The bankers huddled with Hank Paulson and Tim Geithner at the New York Fed’s downtown Manhattan office on the weekend of the Lehman crisis were there because they played a central role in the provision of global credit. I say this because the size of the balance-sheets of the broker-dealers is the best available explanatory variable for global asset prices. I use broker-dealers, market-makers, and banks interchangeably to mean the small number of big banking firms that make markets, have access to the Fed’s window, and maintain large positions in the wholesale lending market. Their importance comes not just from their trillion dollar balance sheets but also from their role as marginal providers of US dollar credit.
The equity of the broker-dealers doesn’t move much (see next chart). Instead of raising and retiring equity, banks resize their balance-sheets by raising and lowering their debt levels. And it is the book leverage of broker-dealers that is the best predictor of global asset prices. For instance, controlling for the leverage of the broker-dealers, variation in the balance sheet quantities of commercial banks and shadow banks adds little predictive power.
Developments in intermediary asset pricing since the onset of the Western financial crisis by a number of scholars (many affiliated with the BIS) have led to a very coherent picture of the global financial system. Global asset prices strongly covary and are in fact largely determined by a single global systematic factor (usually captured by the VIX) that explains two-thirds of the variation in asset prices. The explanation is straightforward: The volatility of asset prices determines the VaR constraint facing the broker-dealers who modulate their leverage to maintain a constant probability of default. That is, they follow the VaR rule which can either be seen as a regulation or a contract solution to an asymmetric information game between the banks and their counter-parties. Either way, it captures the empirical behaviour of banks quite precisely.
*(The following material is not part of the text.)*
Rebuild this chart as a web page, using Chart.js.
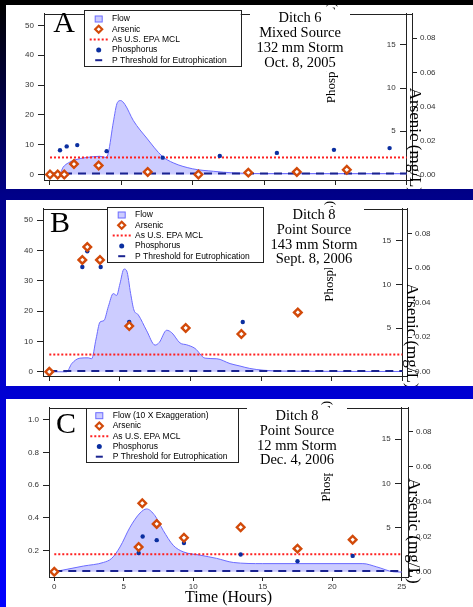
<!DOCTYPE html>
<html>
<head>
<meta charset="utf-8">
<script src="https://cdn.jsdelivr.net/npm/chart.js@4.4.1/dist/chart.umd.min.js"></script>
<style>
html,body{margin:0;padding:0}
body{width:473px;height:607px;overflow:hidden;position:relative;
  background:linear-gradient(to bottom,#000 0px,#000 5px,#000088 194px,#0000d2 392px,#0000ff 607px);}
canvas{position:absolute;background:#fff}
</style>
</head>
<body>
<canvas id="cA" width="467" height="184" style="left:6px;top:5px"></canvas>
<canvas id="cB" width="467" height="186" style="left:6px;top:200px"></canvas>
<canvas id="cC" width="467" height="208" style="left:6px;top:399px"></canvas>
<script>
// ---- data ----
// panel A : Ditch 6, Oct 8 2005
var hoursFlowA = [0,0.65,0.93,1.29,1.75,2.57,3.5,3.93,4.09,4.44,4.72,4.95,5.25,5.84,6.78,7.87,8.64,10,11.45,12.85,15,20,25];
var flowA      = [0,0,2.5,3.9,4.9,5.7,6.1,5.7,7.3,17.6,24.1,24.8,23.5,18.1,12.2,6.1,3.9,1.9,1.07,0.54,0.3,0.3,0.3];
var hoursAsA   = [0,0.54,1.0,1.68,3.41,6.85,10.4,13.9,17.3,20.8];
var arsenicA   = [0,0,0,0.0061,0.0053,0.0015,0,0.0011,0.0015,0.0028];
var hoursPA    = [0.7,1.17,1.91,3.97,7.9,11.9,15.9,19.9,23.8];
var phosA      = [2.8,3.25,3.4,2.7,1.95,2.15,2.5,2.85,3.05];
var notesA     = ['Ditch 6','Mixed Source','132 mm Storm','Oct. 8, 2005'];

// panel B : Ditch 8, Sept 8 2006
var hoursFlowB = [0,1.23,1.59,2.17,2.76,3.0,3.31,3.59,3.87,4.18,4.53,4.77,5.0,5.29,5.48,5.76,5.99,6.3,6.9,7.49,7.79,8.31,8.67,9.26,9.73,10.32,11.03,11.86,12.8,13.5,14.2,15.2,17.5,25];
var flowB      = [0,0,2.7,4.5,4.6,4.3,10.8,16.4,16.9,21.5,25.8,25.2,29,33.9,33.3,25.8,20.4,18.8,13.5,8.8,9.7,13.7,12.9,9.5,8.9,7.7,4.5,4.3,2.7,1.9,1.1,0.5,0.2,0.1];
var hoursAsB   = [0,2.34,2.69,3.59,5.66,9.66,13.6,17.6];
var arsenicB   = [0,0.0648,0.0723,0.0648,0.0265,0.0254,0.0219,0.0344];
var hoursPB    = [0,2.34,2.69,3.64,5.66,9.66,13.7];
var phosB      = [0,12.0,13.8,12.0,5.7,5.1,5.7];
var notesB     = ['Ditch 8','Point Source','143 mm Storm','Sept. 8, 2006'];

// panel C : Ditch 8, Dec 4 2006 (flow x10)
var hoursFlowC = [0,2.09,3.53,4.13,4.73,5.45,6.17,6.65,7.24,7.84,8.56,9.28,10.48,11.68,12.88,15,22.2,23.2,24.4,25];
var flowC      = [0.07,0.105,0.127,0.152,0.222,0.343,0.43,0.455,0.414,0.323,0.232,0.192,0.172,0.152,0.127,0.12,0.12,0.1,0.07,0.068];
var hoursAsC   = [0,6.07,6.33,7.37,9.33,13.41,17.5,21.47];
var arsenicC   = [0,0.0141,0.0391,0.0273,0.0194,0.0254,0.0132,0.0183];
var hoursPC    = [0,6.07,6.36,7.37,9.33,13.41,17.5,21.47];
var phosC      = [0,2.13,4.0,3.58,3.25,1.95,1.2,1.8];
var notesC     = ['Ditch 8','Point Source','12 mm Storm','Dec. 4, 2006'];

var asMCL = 0.01;        // mg/L
var pThreshold = 0.1;    // mg/L

var hourTicks    = [0,5,10,15,20,25];
var flowTicksAB  = [0,10,20,30,40,50];
var flowTicksC   = [0.2,0.4,0.6,0.8,1.0];
var arsenicTicks = [0,0.02,0.04,0.06,0.08];
var phosTicks    = [5,10,15];

Chart.defaults.font.family = 'Liberation Sans';

function pts(xs, ys) {
  return xs.map(function(x, i) { return {x: x, y: ys[i]}; });
}
function setTicks(list) {
  return function(s) { s.ticks = list.map(function(v) { return {value: v}; }); };
}

// legend + text + frame, drawn on top of the chart
var overlay = {
  id: 'overlay',
  afterDraw: function(chart, args, o) {
    var ctx = chart.ctx, a = chart.chartArea;
    ctx.save();
    ctx.strokeStyle = '#222';
    ctx.lineWidth = 1;
    ctx.strokeRect(Math.round(a.left) + 0.5, Math.round(a.top) + 0.5,
      Math.round(a.right - a.left), Math.round(a.bottom - a.top));

    // phosphorus axis title, mostly hidden by the note box
    ctx.save();
    ctx.translate(o.phos[0], o.phos[1]);
    ctx.rotate(-Math.PI / 2);
    ctx.font = '13px "Liberation Serif"';
    ctx.fillStyle = '#000';
    ctx.textAlign = 'left';
    ctx.textBaseline = 'middle';
    ctx.fillText('Phosphorus (mg/L)', 0, 0);
    ctx.restore();

    // note box
    var nb = o.noteBase;
    ctx.fillStyle = '#fff';
    ctx.fillRect(o.noteX - 50, nb[0] - 12, 100, o.noteBottom - (nb[0] - 12));
    ctx.fillStyle = '#000';
    ctx.font = '14.5px "Liberation Serif"';
    ctx.textAlign = 'center';
    ctx.textBaseline = 'alphabetic';
    o.notes.forEach(function(t, i) { ctx.fillText(t, o.noteX, nb[i]); });

    // panel letter
    ctx.font = '30px "Liberation Serif"';
    ctx.textAlign = 'left';
    ctx.fillText(o.letter, o.letterPos[0], o.letterPos[1]);

    // arsenic axis title
    ctx.save();
    ctx.translate(o.arsenic[0], o.arsenic[1]);
    ctx.rotate(Math.PI / 2);
    ctx.font = '17px "Liberation Serif"';
    ctx.textBaseline = 'middle';
    ctx.fillText('Arsenic (mg/L)', 0, 0);
    ctx.restore();

    // legend
    var L = o.legend;
    ctx.fillStyle = '#fff';
    ctx.fillRect(L.x, L.y, L.w, L.h);
    ctx.strokeStyle = '#222';
    ctx.lineWidth = 1;
    ctx.strokeRect(Math.round(L.x) + 0.5, Math.round(L.y) + 0.5, Math.round(L.w), Math.round(L.h));
    var ds = chart.data.datasets;
    ds.forEach(function(d, i) {
      var cy = L.row0 + i * L.step, sx = L.symX;
      ctx.save();
      if (i === 0) {
        ctx.fillStyle = d.backgroundColor;
        ctx.fillRect(sx - 3.5, cy - 3, 7, 6);
        ctx.strokeStyle = d.borderColor;
        ctx.strokeRect(sx - 3.5, cy - 3, 7, 6);
      } else if (i === 1) {
        ctx.beginPath();
        ctx.moveTo(sx, cy - 3.5); ctx.lineTo(sx + 3.5, cy); ctx.lineTo(sx, cy + 3.5); ctx.lineTo(sx - 3.5, cy);
        ctx.closePath();
        ctx.fillStyle = '#fff'; ctx.fill();
        ctx.strokeStyle = d.pointBorderColor; ctx.lineWidth = 2.2; ctx.stroke();
      } else if (i === 3) {
        ctx.beginPath();
        ctx.arc(sx, cy, 2.5, 0, Math.PI * 2);
        ctx.fillStyle = d.backgroundColor; ctx.fill();
      } else {
        var half = i === 2 ? 9 : 3.5;
        ctx.beginPath();
        ctx.setLineDash(i === 2 ? [2, 2] : []);
        ctx.moveTo(sx - half, cy); ctx.lineTo(sx + half, cy);
        ctx.strokeStyle = d.borderColor; ctx.lineWidth = 2; ctx.stroke();
      }
      ctx.restore();
      ctx.fillStyle = '#000';
      ctx.font = '8.5px "Liberation Sans"';
      ctx.textAlign = 'left';
      ctx.textBaseline = 'middle';
      ctx.fillText(d.label, L.textX, cy);
    });
    ctx.restore();
  }
};

function makePanel(id, p) {
  var tickFont = {family: 'Liberation Sans', size: 8};
  var datasets = [
    {label: p.flowLabel, data: pts(p.hoursFlow, p.flow), yAxisID: 'y',
     borderColor: '#6b6bff', borderWidth: 1, backgroundColor: '#ccccff',
     fill: {value: p.flowBase}, pointRadius: 0, cubicInterpolationMode: 'monotone', order: 5},
    {label: 'Arsenic', data: pts(p.hoursAs, p.arsenic), yAxisID: 'yAs', showLine: false,
     pointStyle: 'rectRot', pointRadius: 3.8, pointBorderWidth: 2.4,
     pointBorderColor: '#d24a0a', pointBackgroundColor: '#fff',
     borderColor: '#d24a0a', backgroundColor: '#fff', order: 1},
    {label: 'As U.S. EPA MCL', data: [{x: 0, y: asMCL}, {x: 25, y: asMCL}], yAxisID: 'yAs',
     borderColor: '#ff2020', borderWidth: 2, borderDash: [2, 2], pointRadius: 0, order: 4},
    {label: 'Phosphorus', data: pts(p.hoursP, p.phos), yAxisID: 'yP', showLine: false,
     pointRadius: 2.2, pointBorderWidth: 0, backgroundColor: '#0b2fa0', borderColor: '#0b2fa0', order: 2},
    {label: 'P Threshold for Eutrophication', data: [{x: 0, y: pThreshold}, {x: 25, y: pThreshold}], yAxisID: 'yP',
     borderColor: '#1a2390', borderWidth: 2, borderDash: [8, 6], pointRadius: 0, order: 3}
  ];
  return new Chart(document.getElementById(id), {
    type: 'line',
    data: {datasets: datasets},
    plugins: [overlay],
    options: {
      responsive: false,
      animation: false,
      events: [],
      layout: {padding: {top: p.padTop, left: 0, right: 0, bottom: 0}},
      plugins: {
        legend: {display: false},
        tooltip: {enabled: false},
        overlay: p.overlay
      },
      scales: {
        x: {
          type: 'linear', min: p.xMin, max: p.xMax,
          afterFit: function(s) { s.height = p.xH; },
          afterBuildTicks: setTicks(hourTicks),
          grid: {drawOnChartArea: false, tickLength: p.xTick, color: '#222'},
          border: {color: '#222'},
          ticks: {color: p.showHours ? '#333' : 'rgba(0,0,0,0)', font: tickFont, padding: 1, maxRotation: 0,
                  callback: function(v) { return String(v); }},
          title: {display: p.showHours, text: 'Time (Hours)', color: '#000', padding: 0,
                  font: {family: 'Liberation Serif', size: 16}}
        },
        y: {
          position: 'left', min: p.yMin, max: p.yMax,
          afterFit: function(s) { s.width = p.yW; },
          afterBuildTicks: setTicks(p.flowTicks),
          grid: {drawOnChartArea: false, tickLength: 6, color: '#222'},
          border: {color: '#222'},
          ticks: {color: '#333', font: tickFont, padding: 4,
                  callback: function(v) { return p.flowDec ? v.toFixed(p.flowDec) : String(v); }}
        },
        yAs: {
          position: 'right', min: p.asMin, max: p.asMax,
          afterFit: function(s) { s.width = p.rightW; },
          afterBuildTicks: setTicks(arsenicTicks),
          grid: {drawOnChartArea: false, tickLength: 5, color: '#222'},
          border: {color: '#222'},
          ticks: {color: '#333', font: tickFont, padding: 3,
                  callback: function(v) { return v.toFixed(2); }}
        },
        yP: {
          // sits inside the plot at hour 25, labels to the left of its ticks
          position: {x: 25}, min: p.pMin, max: p.pMax,
          afterBuildTicks: setTicks(phosTicks),
          grid: {drawOnChartArea: false, tickLength: 6, color: '#222'},
          border: {color: '#222'},
          ticks: {color: '#333', font: tickFont,
                  callback: function(v) { return String(v) + '     '; }}
        }
      }
    }
  });
}

makePanel('cA', {
  flowLabel: 'Flow', hoursFlow: hoursFlowA, flow: flowA, flowBase: 0,
  hoursAs: hoursAsA, arsenic: arsenicA, hoursP: hoursPA, phos: phosA,
  flowTicks: flowTicksAB, flowDec: 0, showHours: false,
  padTop: 3, xH: 9, yW: 38, rightW: 61, xTick: 5,
  xMin: -0.42, xMax: 25.37, yMin: -1.85, yMax: 53.9,
  asMin: -0.00323, asMax: 0.09436, pMin: -0.64, pMax: 18.6,
  overlay: {letter: 'A', letterPos: [47.3, 27.3], notes: notesA, noteX: 294,
    noteBase: [16.7, 31.7, 46.7, 61.7], noteBottom: 66.5, phos: [326, 98.3], arsenic: [408, 82.7],
    legend: {x: 78, y: 5, w: 156.7, h: 56, row0: 14, step: 10.3, symX: 92.7, textX: 106}}
});

makePanel('cB', {
  flowLabel: 'Flow', hoursFlow: hoursFlowB, flow: flowB, flowBase: 0,
  hoursAs: hoursAsB, arsenic: arsenicB, hoursP: hoursPB, phos: phosB,
  flowTicks: flowTicksAB, flowDec: 0, showHours: false,
  padTop: 5, xH: 10, yW: 37, rightW: 66, xTick: 5,
  xMin: -0.446, xMax: 25.33, yMin: -1.39, yMax: 53.77,
  asMin: -0.00243, asMax: 0.0944, pMin: -0.48, pMax: 18.67,
  overlay: {letter: 'B', letterPos: [44, 31.7], notes: notesB, noteX: 308,
    noteBase: [19, 34.3, 49, 63.3], noteBottom: 68.3, phos: [324, 101.7], arsenic: [405.7, 83.3],
    legend: {x: 101.3, y: 6.7, w: 156, h: 55, row0: 15, step: 10.3, symX: 115.7, textX: 129}}
});

makePanel('cC', {
  flowLabel: 'Flow (10 X Exaggeration)', hoursFlow: hoursFlowC, flow: flowC, flowBase: 0.07,
  hoursAs: hoursAsC, arsenic: arsenicC, hoursP: hoursPC, phos: phosC,
  flowTicks: flowTicksC, flowDec: 1, showHours: true,
  padTop: 7, xH: 30, yW: 43, rightW: 65, xTick: 4,
  xMin: -0.38, xMax: 25.45, yMin: 0.038, yMax: 1.0745,
  asMin: -0.00299, asMax: 0.09356, pMin: -0.59, pMax: 18.56,
  overlay: {letter: 'C', letterPos: [50, 33.7], notes: notesC, noteX: 291,
    noteBase: [21, 36, 51, 65], noteBottom: 74, phos: [320.5, 102.7], arsenic: [407.3, 79.3],
    legend: {x: 80, y: 9.3, w: 152.3, h: 54, row0: 16.7, step: 10.25, symX: 93.3, textX: 106.7}}
});
</script>
</body>
</html>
This optimization behaviour of the broker-dealers is procyclic and potentially destabilizing. Larger balance-sheets mean easy credit implying lower asset price volatility, which in turn results in even larger balance-sheets and so on. Symmetrically, smaller balance-sheets mean tighter credit implying lower asset price volatility and therefore tighter VaR constraints that banks respond to by shrinking their balance-sheets further. One can think of it as the money multiplier. Indeed, this is the central transmission channel of US monetary policy. Monetary shocks are amplified by the optimization behaviour of the broker-dealers. Lower policy rates push down systematic volatility that allows banks to increase their leverage putting further downward pressure on systematic volatility and so on.
Global banks are also at the heart of the international transmission of US monetary policy. The US monetary stance is so central to global markets that it prompted a paper by a researcher at the Bank of England as whether the United Kingdom has an independent monetary policy or whether it is a slave to the Fed. US and European banks extend cross-border dollar credit directly to local firms as well as indirectly by lending to local banks (which in turn lend to local firms). It is in this manner that US monetary shocks propagate internationally.
The odds of a Fed rate hike this week embodied in the futures price of the 30-day bill are about one in four. I think that is too high. It’s hard to see how the Fed can hike in light of the developments in China; especially since there is no sign of inflation getting anywhere close to mandate levels. Intermediary asset pricing theories can help us anticipate the response of global markets (especially term and risk premia) when the Fed does get off the floor. For now, just observe that developments in China mean that volatility is likely to be higher thus forcing tighter credit conditions globally and pushing down asset prices even in the absence of an exit from the zero lower bound. This bodes ill for the global asset price boom, especially for emerging markets which are the first to get culled when risk premia rise.